Vancouver homeless people in tents get evicted

Vancouver police clashed with residents of Vancouver’s Downtown Eastside as the city began to remove an encampment there.

The city’s fire chief ordered the tents to be cleared last month, saying they were an extreme fire safety hazard.

“Our crews are going to be facing a really difficult time pulling up here … and getting adequate water onto that fire in a reasonable amount of time [with tents here],” said Matthew Trudeau, public information officer with Vancouver Fire & Rescue Services.

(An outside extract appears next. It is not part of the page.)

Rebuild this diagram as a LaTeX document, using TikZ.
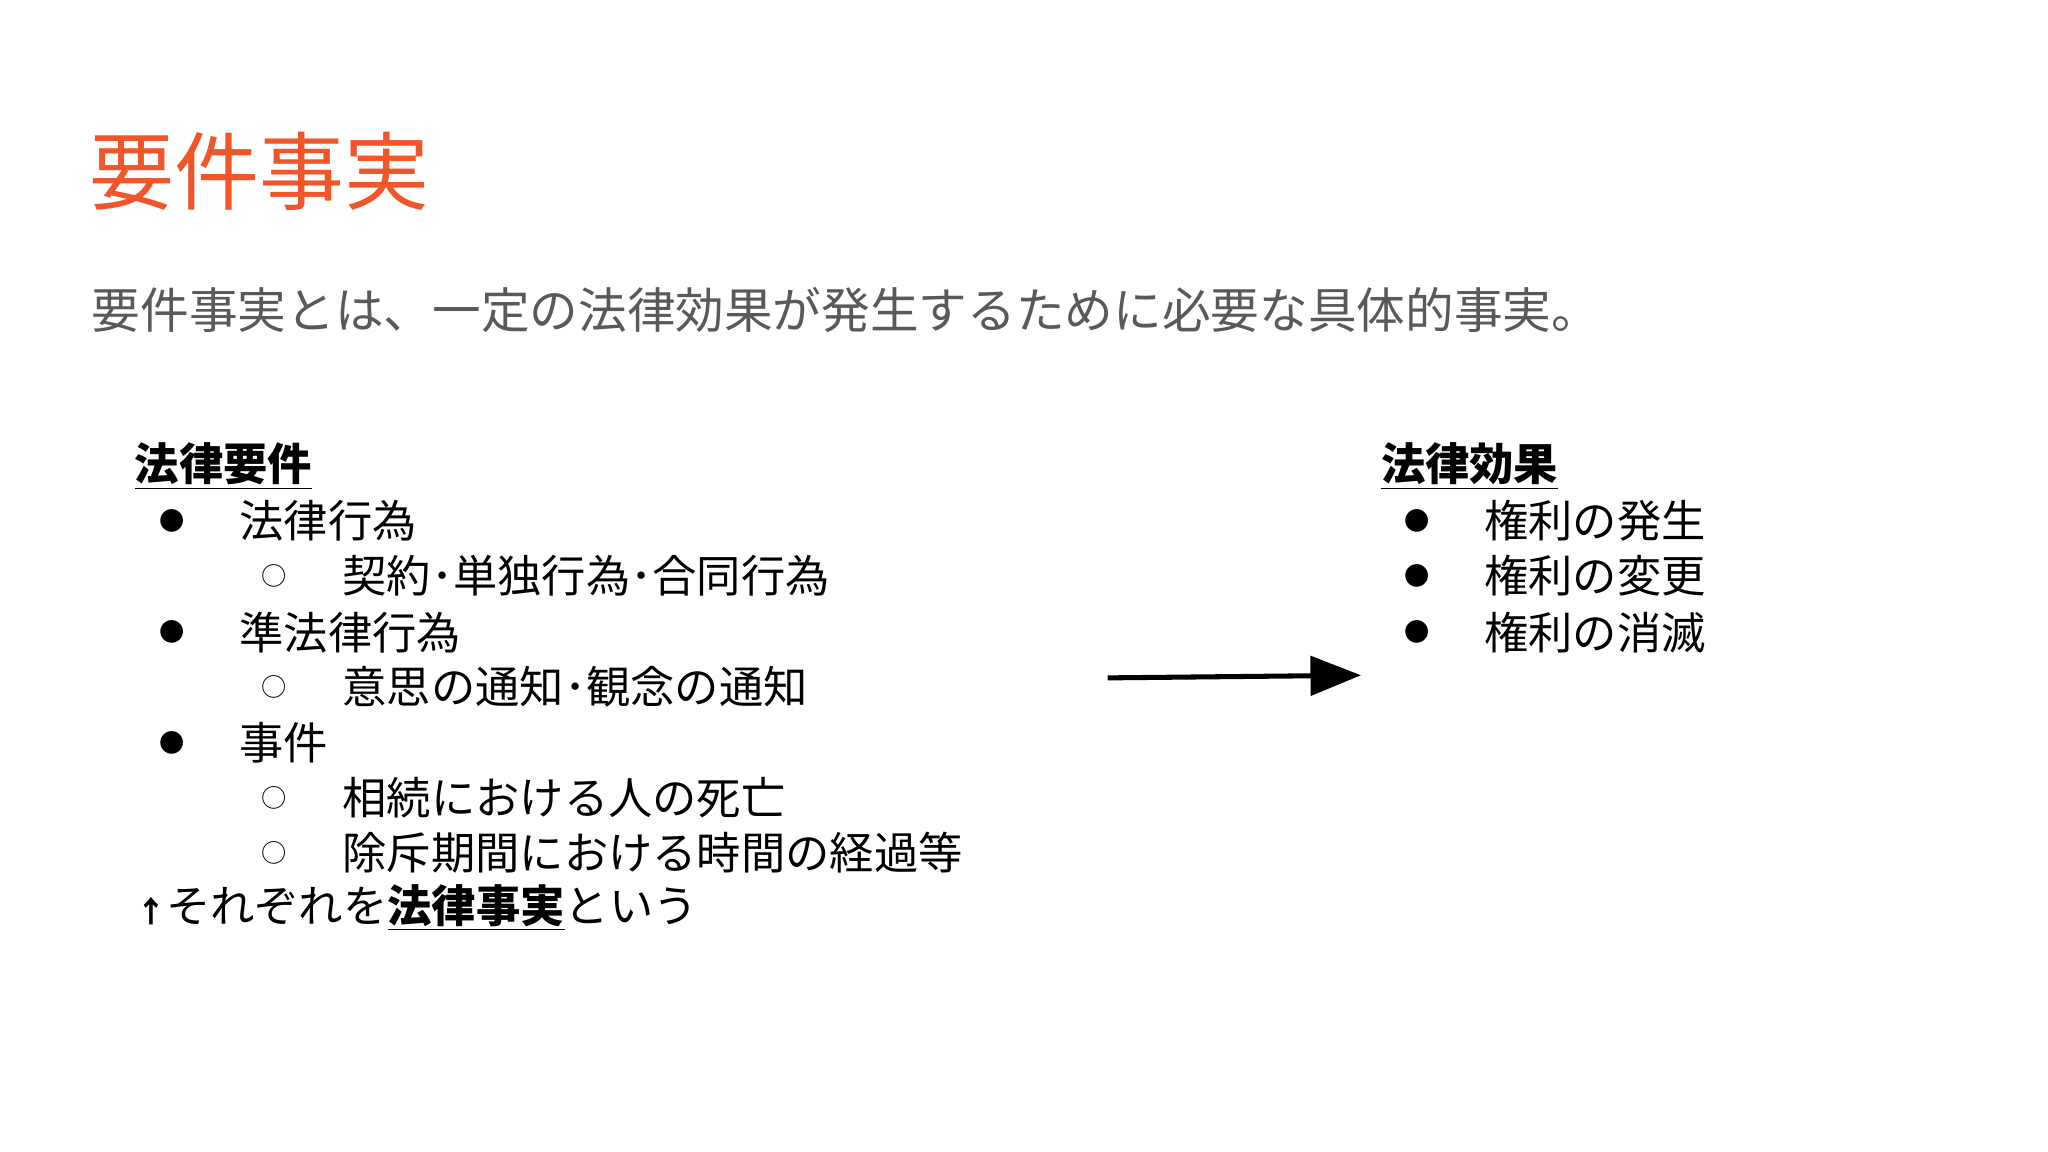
\documentclass[tikz,border=0pt]{standalone}
\usepackage{fontspec}
\setmainfont{Noto Sans CJK JP}
\usetikzlibrary{arrows.meta}
\definecolor{ttl}{HTML}{F0562A}
\definecolor{sub}{HTML}{595959}
\begin{document}
\begin{tikzpicture}[x=0.02cm,y=-0.02cm,
  txt/.style={anchor=west,inner sep=0pt,font=\fontsize{19.3}{21}\selectfont},
  bul/.style={anchor=center,inner sep=0pt,font=\fontsize{11}{12}\selectfont}]
\useasboundingbox[fill=white] (0,0) rectangle (1568,882);
\node[anchor=west,inner sep=0pt,text=ttl,font=\fontsize{37}{40}\selectfont] (title) at (68,131) {要件事実};
\node[anchor=west,inner sep=0pt,text=sub,font=\fontsize{21.2}{23}\selectfont] (subt) at (70,237) {要件事実とは、一定の法律効果が発生するために必要な具体的事実。};
\node[txt] (lh) at (103,357) {\textbf{\underline{法律要件}}};
\foreach \n/\y/\t in {a/399/法律行為, b/484/準法律行為, c/569/事件}{
  \node[bul] (b\n) at (132,\y) {●};
  \node[txt] (t\n) at (183,\y) {\t};}
\foreach \n/\y/\t in {a/441/契約･単独行為･合同行為, b/526/意思の通知･観念の通知, c/611/相続における人の死亡, d/653/除斥期間における時間の経過等}{
  \node[bul] (s\n) at (210,\y) {○};
  \node[txt] (u\n) at (262,\y) {\t};}
\node[txt] (last) at (104,695) {\textbf{\fontsize{13}{13}\selectfont↑}それぞれを\textbf{\underline{法律事実}}という};
\node[txt] (rh) at (1057,357) {\textbf{\underline{法律効果}}};
\foreach \n/\y/\t in {a/399/権利の発生, b/441/権利の変更, c/484/権利の消滅}{
  \node[bul] (r\n) at (1085,\y) {●};
  \node[txt] (q\n) at (1136,\y) {\t};}
\coordinate (p1) at (848,519);
\coordinate (p2) at (1042,517);
\draw[line width=2.2pt,-{Triangle[length=22pt,width=17pt]}] (p1) -- (p2);
\end{tikzpicture}
\end{document}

“This is incredibly dangerous.”

But residents are just “trying to make the best out of what they’ve got,” according to Laura Gravis, who is addicted to heroin. Gravis sat playing a piano set up on the street, a telling sign of how permanent the encampment has become over time.

The B.C. Human Rights Commissioner estimates 400 people live in tents along several blocks of the Downtown Eastside.

Advocates say it’s the city that has created the problem.

“The reason there is nowhere for people to go is B.C. Housing and the city have actually admitted we do not have enough adequate housing options available at this moment,” said Anna Cooper, a staff lawyer with the advocacy group Pivot Legal Society.

A lack of affordable housing has prompted tent cities to spring up across the country.

In Toronto, an average of 40 people a night are told there’s no bed available for them in homeless shelters, according to newly released city data.

In a statement, B.C. Housing said it does not have the spaces necessary to provide shelter for people who are being displaced.

Edgar Alan Rossetti, an artist in the encampment, said he knew where he would head next.

  • “Two feet away,” he said. “I’ll go around the block, and I’ll camp back over there.”